49 jours entre Pessah et Shavouot, marqués par le compte du omer (prémices de la récolte de l’orge), qui correspondent aux 49 degrés d’impureté et aux 49 degrés de pureté établis par la tradition mystique. Or le lexique rapproche deux versets par une expression commune :
Lévitique, 23, 15
וּסְפַרְתֶּם לָכֶם, מִמָּחֳרַת הַשַּׁבָּת, מִיּוֹם הֲבִיאֲכֶם, אֶת-עֹמֶר הַתְּנוּפָה : שֶׁבַע שַׁבָּתוֹת, תְּמִימֹת תִּהְיֶינָה
Puis, vous compterez chacun, depuis le lendemain de la fête, depuis le jour où vous aurez offert l’ômer du balancement, sept semaines, qui doivent être entières. (Bible du Rabbinat)
Lévitique, 15, 28
וְאִם-טָהֲרָה, מִזּוֹבָהּ—וְסָפְרָה לָּהּ שִׁבְעַת יָמִים, וְאַחַר תִּטְהָר
Lorsqu’elle (une femme] sera délivrée de son flux, elle comptera sept jours, après quoi elle sera pure. (Bible du Rabbinat)
A noter : impureté et pureté à prendre dans ce dernier cas comme marqueurs de socialité : la femme a le droit périodiquement et symboliquement à affirmer sa liberté et sa souveraineté par l’exercice d’une séparation. Et dans le cas des 49 jours entre Pessah et Shavouot, il s’agit d’une condition morale ou idéologique des Hébreux qui étaient encore empreints des valeurs perverses de l’Egypte.
Le rapprochement des deux versets indique que le passage de l’impureté à la pureté est un processus. Pas de recette miracle ou de coup de baguette, pas de sorcellerie ou de prise de la Bastille. Et pas d’intervention du divin.

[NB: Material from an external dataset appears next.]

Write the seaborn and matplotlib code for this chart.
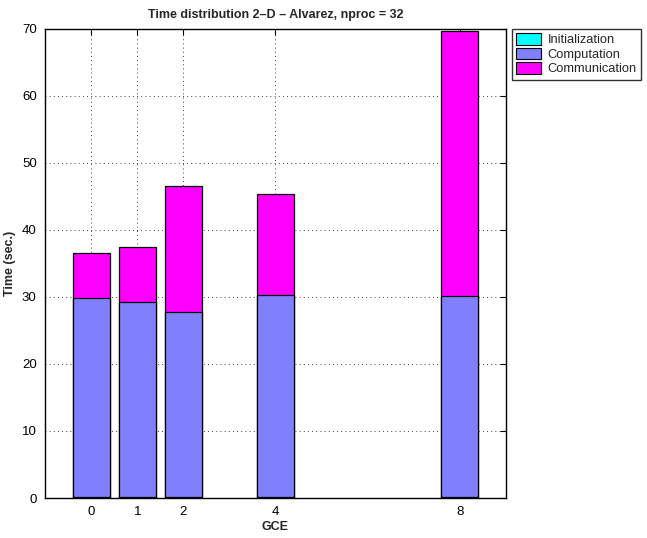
import matplotlib
matplotlib.use("Agg")
import matplotlib.pyplot as plt
from matplotlib.patches import Patch
import pandas as pd
import seaborn as sns

# values
gce = [0, 1, 2, 4, 8]
initialization = [0.15, 0.15, 0.15, 0.15, 0.15]
computation = [29.65, 29.15, 27.55, 30.15, 30.05]
communication = [6.7, 8.1, 18.8, 15.1, 39.5]

colors = {"Initialization": "#00FFFF", "Computation": "#8080FF", "Communication": "#FF00FF"}

df = pd.DataFrame({"GCE": gce, "init": initialization, "comp": computation, "comm": communication})
df["lvl_init"] = df["init"]
df["lvl_comp"] = df["init"] + df["comp"]
df["lvl_comm"] = df["lvl_comp"] + df["comm"]

sns.set_style("white")
plt.rcParams["font.family"] = ["Liberation Sans", "DejaVu Sans"]

fig = plt.figure(figsize=(6.47, 5.38), dpi=100)
ax = fig.add_axes([0.0696, 0.0743, 0.7124, 0.8724])

# stacked bars: draw cumulative totals back to front
for col, name in [("lvl_comm", "Communication"), ("lvl_comp", "Computation"), ("lvl_init", "Initialization")]:
    sns.barplot(data=df, x="GCE", y=col, native_scale=True, width=0.8, color=colors[name],
                edgecolor="black", linewidth=0.9, saturation=1, errorbar=None, ax=ax, zorder=3)

ax.set_xlim(-1, 9)
ax.set_ylim(0, 70)
ax.set_xticks(gce)
ax.set_xticklabels([str(g) for g in gce])
ax.set_yticks(range(0, 71, 10))

ax.grid(True, color="black", linestyle=(0, (1, 4)), linewidth=0.6, zorder=0)
ax.set_axisbelow(True)
ax.tick_params(direction="in", length=4, width=0.8, labelsize=9.5, colors="black", top=True, right=True,
               pad=6)
for spine in ax.spines.values():
    spine.set_visible(True)
    spine.set_edgecolor("black")
    spine.set_linewidth(1.0)

ax.set_xlabel("GCE", fontsize=9, fontweight="bold", labelpad=2)
ax.set_ylabel("Time (sec.)", fontsize=9, fontweight="bold", labelpad=4)
ax.set_title("Time distribution 2\u2013D \u2013 Alvarez, nproc = 32", fontsize=9, fontweight="bold", pad=8)

handles = [Patch(facecolor=colors[n], edgecolor="black", linewidth=0.8)
           for n in ["Initialization", "Computation", "Communication"]]
leg = ax.legend(handles, ["Initialization", "Computation", "Communication"], loc="upper left",
                bbox_to_anchor=(1.013, 1.0), fontsize=9.3, frameon=True, fancybox=False,
                borderaxespad=0, handlelength=1.9, handleheight=1.0, handletextpad=0.5,
                labelspacing=0.1, borderpad=0.35)
leg.get_frame().set_edgecolor("black")
leg.get_frame().set_linewidth(1.0)

fig.savefig("out.png", dpi=100, facecolor="white")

Un retour sur soi, un exercice de conscience, une volonté de transformation qui appartiennent à un sujet libre et volontaire. Un retrait du social et de ses impératifs aide à fournir à l’individu le calme propice à accompagner sa métamorphose, l’accès à sa liberté. Si le confinement peut aider, acceptons-le. Et ne sortons pas de chez nous le temps nécessaire.
Ce qui permettrait de jeter un éclairage spécifique sur un épisode énigmatique de la fin de la parasha :
10 Il arriva que le fils d’une femme israélite, lequel avait pour père un Egyptien, était allé se mêler aux enfants d’Israël ; une querelle s’éleva dans le camp, entre ce fils d’une Israélite et un homme d’Israël. 11 Le fils de la femme israélite proféra, en blasphémant, le Nom sacré ; on le conduisit devant Moïse […]. (Lév. 14, 10-11 ; Bible du Rabbinat)
« Etait allé », litt. « était sorti » (וַיֵּצֵא). Question évidente, puisque le texte ne précise pas : sorti d’où ? Les réponses divergent, selon Rashi : sorti de sa vie future, sorti du passage précédent (il se moquait de l’offrande des gâteaux de fleur de farine, Lév. 14, 5-9), sorti du tribunal de Moïse.
Sans épiloguer sur la portée du blasphème, on en retiendra que parfois sortir n’est vraiment pas conseillé.
Et que, en sortant, se mettre en danger ou mettre autrui en danger équivaudrait à blasphémer, c’est-à-dire à rejeter le modèle éthique représenté par le divin.
Prenez soin de vous, prenez soin des autres, soyons unis par le cœur et l’esprit, soyons vaillants pour préserver la lumière du judaïsme et de la paix.